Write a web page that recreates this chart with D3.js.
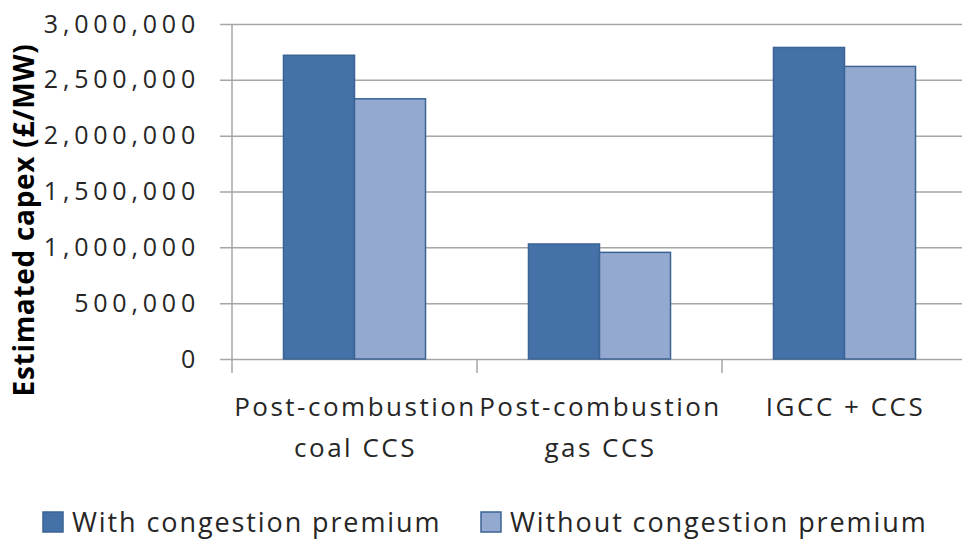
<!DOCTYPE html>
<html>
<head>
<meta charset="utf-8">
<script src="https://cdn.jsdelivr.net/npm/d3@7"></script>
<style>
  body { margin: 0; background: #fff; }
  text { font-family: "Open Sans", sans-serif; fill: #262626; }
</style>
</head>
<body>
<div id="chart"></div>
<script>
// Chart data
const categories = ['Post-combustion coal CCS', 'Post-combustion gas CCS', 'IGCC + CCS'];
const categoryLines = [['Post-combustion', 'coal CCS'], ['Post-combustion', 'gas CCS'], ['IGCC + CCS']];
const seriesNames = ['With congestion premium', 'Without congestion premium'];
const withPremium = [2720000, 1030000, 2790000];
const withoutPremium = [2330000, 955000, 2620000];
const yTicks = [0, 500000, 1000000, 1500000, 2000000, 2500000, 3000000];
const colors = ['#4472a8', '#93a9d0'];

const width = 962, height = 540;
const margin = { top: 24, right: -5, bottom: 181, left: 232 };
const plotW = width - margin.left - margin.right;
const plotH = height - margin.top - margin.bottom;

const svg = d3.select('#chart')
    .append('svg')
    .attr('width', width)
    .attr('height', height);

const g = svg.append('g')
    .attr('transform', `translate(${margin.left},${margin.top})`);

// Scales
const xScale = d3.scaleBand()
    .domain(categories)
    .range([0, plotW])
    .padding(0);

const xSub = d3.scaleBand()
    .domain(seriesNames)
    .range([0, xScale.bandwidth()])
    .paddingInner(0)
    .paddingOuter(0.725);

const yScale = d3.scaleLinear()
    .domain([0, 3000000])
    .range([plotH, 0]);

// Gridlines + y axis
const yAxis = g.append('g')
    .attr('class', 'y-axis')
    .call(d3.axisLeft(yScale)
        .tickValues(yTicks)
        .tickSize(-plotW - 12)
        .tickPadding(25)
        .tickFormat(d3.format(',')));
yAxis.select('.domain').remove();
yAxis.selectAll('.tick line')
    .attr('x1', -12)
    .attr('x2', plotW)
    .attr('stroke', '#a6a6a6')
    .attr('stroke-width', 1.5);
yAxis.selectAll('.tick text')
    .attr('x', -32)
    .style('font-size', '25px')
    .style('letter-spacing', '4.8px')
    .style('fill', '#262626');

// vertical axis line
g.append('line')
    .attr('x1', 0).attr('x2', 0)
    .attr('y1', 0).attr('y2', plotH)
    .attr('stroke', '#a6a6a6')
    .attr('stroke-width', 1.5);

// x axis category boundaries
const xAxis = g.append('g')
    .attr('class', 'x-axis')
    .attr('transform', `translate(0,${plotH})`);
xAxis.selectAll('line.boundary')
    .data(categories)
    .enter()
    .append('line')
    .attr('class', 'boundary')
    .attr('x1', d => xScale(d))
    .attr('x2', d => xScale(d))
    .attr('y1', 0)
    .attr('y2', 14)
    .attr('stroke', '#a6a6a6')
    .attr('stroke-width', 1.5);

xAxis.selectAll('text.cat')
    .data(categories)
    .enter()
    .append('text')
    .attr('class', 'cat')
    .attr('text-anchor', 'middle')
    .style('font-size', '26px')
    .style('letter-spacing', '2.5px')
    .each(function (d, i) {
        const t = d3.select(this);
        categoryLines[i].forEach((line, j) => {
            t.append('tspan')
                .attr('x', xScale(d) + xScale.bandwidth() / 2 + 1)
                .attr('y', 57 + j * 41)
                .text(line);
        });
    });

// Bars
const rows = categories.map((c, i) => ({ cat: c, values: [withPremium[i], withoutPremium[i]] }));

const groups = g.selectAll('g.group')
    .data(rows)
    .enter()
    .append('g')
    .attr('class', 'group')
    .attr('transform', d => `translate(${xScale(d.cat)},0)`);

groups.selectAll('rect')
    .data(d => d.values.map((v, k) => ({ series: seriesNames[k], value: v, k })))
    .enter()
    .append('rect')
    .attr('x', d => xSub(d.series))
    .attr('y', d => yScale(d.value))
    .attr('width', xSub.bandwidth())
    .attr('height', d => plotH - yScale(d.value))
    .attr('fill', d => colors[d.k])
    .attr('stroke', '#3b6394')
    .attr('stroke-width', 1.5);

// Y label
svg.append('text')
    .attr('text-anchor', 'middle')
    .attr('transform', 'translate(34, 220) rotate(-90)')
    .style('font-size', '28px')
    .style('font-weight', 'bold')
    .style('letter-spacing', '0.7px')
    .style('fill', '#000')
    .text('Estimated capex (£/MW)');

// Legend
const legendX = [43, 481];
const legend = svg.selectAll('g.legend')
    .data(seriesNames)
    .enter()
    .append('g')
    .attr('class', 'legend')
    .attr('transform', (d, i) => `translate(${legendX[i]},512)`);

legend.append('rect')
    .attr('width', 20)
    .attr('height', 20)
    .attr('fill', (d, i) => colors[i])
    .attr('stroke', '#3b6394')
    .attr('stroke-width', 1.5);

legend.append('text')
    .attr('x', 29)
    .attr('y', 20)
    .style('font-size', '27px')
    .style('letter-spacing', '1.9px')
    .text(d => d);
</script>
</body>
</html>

###

▸ WRITTEN EXERCISE: Transcribe all the data word for word; the images stay out.

▸ THE COMPLETED TASK:
Write a web page that recreates this chart with D3.js.
<!DOCTYPE html>
<html>
<head>
<meta charset="utf-8">
<script src="https://cdn.jsdelivr.net/npm/d3@7"></script>
<style>
  body { margin: 0; background: #fff; }
  text { font-family: "Open Sans", sans-serif; fill: #262626; }
</style>
</head>
<body>
<div id="chart"></div>
<script>
// Chart data
const categories = ['Post-combustion coal CCS', 'Post-combustion gas CCS', 'IGCC + CCS'];
const categoryLines = [['Post-combustion', 'coal CCS'], ['Post-combustion', 'gas CCS'], ['IGCC + CCS']];
const seriesNames = ['With congestion premium', 'Without congestion premium'];
const withPremium = [2720000, 1030000, 2790000];
const withoutPremium = [2330000, 955000, 2620000];
const yTicks = [0, 500000, 1000000, 1500000, 2000000, 2500000, 3000000];
const colors = ['#4472a8', '#93a9d0'];

const width = 962, height = 540;
const margin = { top: 24, right: -5, bottom: 181, left: 232 };
const plotW = width - margin.left - margin.right;
const plotH = height - margin.top - margin.bottom;

const svg = d3.select('#chart')
    .append('svg')
    .attr('width', width)
    .attr('height', height);

const g = svg.append('g')
    .attr('transform', `translate(${margin.left},${margin.top})`);

// Scales
const xScale = d3.scaleBand()
    .domain(categories)
    .range([0, plotW])
    .padding(0);

const xSub = d3.scaleBand()
    .domain(seriesNames)
    .range([0, xScale.bandwidth()])
    .paddingInner(0)
    .paddingOuter(0.725);

const yScale = d3.scaleLinear()
    .domain([0, 3000000])
    .range([plotH, 0]);

// Gridlines + y axis
const yAxis = g.append('g')
    .attr('class', 'y-axis')
    .call(d3.axisLeft(yScale)
        .tickValues(yTicks)
        .tickSize(-plotW - 12)
        .tickPadding(25)
        .tickFormat(d3.format(',')));
yAxis.select('.domain').remove();
yAxis.selectAll('.tick line')
    .attr('x1', -12)
    .attr('x2', plotW)
    .attr('stroke', '#a6a6a6')
    .attr('stroke-width', 1.5);
yAxis.selectAll('.tick text')
    .attr('x', -32)
    .style('font-size', '25px')
    .style('letter-spacing', '4.8px')
    .style('fill', '#262626');

// vertical axis line
g.append('line')
    .attr('x1', 0).attr('x2', 0)
    .attr('y1', 0).attr('y2', plotH)
    .attr('stroke', '#a6a6a6')
    .attr('stroke-width', 1.5);

// x axis category boundaries
const xAxis = g.append('g')
    .attr('class', 'x-axis')
    .attr('transform', `translate(0,${plotH})`);
xAxis.selectAll('line.boundary')
    .data(categories)
    .enter()
    .append('line')
    .attr('class', 'boundary')
    .attr('x1', d => xScale(d))
    .attr('x2', d => xScale(d))
    .attr('y1', 0)
    .attr('y2', 14)
    .attr('stroke', '#a6a6a6')
    .attr('stroke-width', 1.5);

xAxis.selectAll('text.cat')
    .data(categories)
    .enter()
    .append('text')
    .attr('class', 'cat')
    .attr('text-anchor', 'middle')
    .style('font-size', '26px')
    .style('letter-spacing', '2.5px')
    .each(function (d, i) {
        const t = d3.select(this);
        categoryLines[i].forEach((line, j) => {
            t.append('tspan')
                .attr('x', xScale(d) + xScale.bandwidth() / 2 + 1)
                .attr('y', 57 + j * 41)
                .text(line);
        });
    });

// Bars
const rows = categories.map((c, i) => ({ cat: c, values: [withPremium[i], withoutPremium[i]] }));

const groups = g.selectAll('g.group')
    .data(rows)
    .enter()
    .append('g')
    .attr('class', 'group')
    .attr('transform', d => `translate(${xScale(d.cat)},0)`);

groups.selectAll('rect')
    .data(d => d.values.map((v, k) => ({ series: seriesNames[k], value: v, k })))
    .enter()
    .append('rect')
    .attr('x', d => xSub(d.series))
    .attr('y', d => yScale(d.value))
    .attr('width', xSub.bandwidth())
    .attr('height', d => plotH - yScale(d.value))
    .attr('fill', d => colors[d.k])
    .attr('stroke', '#3b6394')
    .attr('stroke-width', 1.5);

// Y label
svg.append('text')
    .attr('text-anchor', 'middle')
    .attr('transform', 'translate(34, 220) rotate(-90)')
    .style('font-size', '28px')
    .style('font-weight', 'bold')
    .style('letter-spacing', '0.7px')
    .style('fill', '#000')
    .text('Estimated capex (£/MW)');

// Legend
const legendX = [43, 481];
const legend = svg.selectAll('g.legend')
    .data(seriesNames)
    .enter()
    .append('g')
    .attr('class', 'legend')
    .attr('transform', (d, i) => `translate(${legendX[i]},512)`);

legend.append('rect')
    .attr('width', 20)
    .attr('height', 20)
    .attr('fill', (d, i) => colors[i])
    .attr('stroke', '#3b6394')
    .attr('stroke-width', 1.5);

legend.append('text')
    .attr('x', 29)
    .attr('y', 20)
    .style('font-size', '27px')
    .style('letter-spacing', '1.9px')
    .text(d => d);
</script>
</body>
</html>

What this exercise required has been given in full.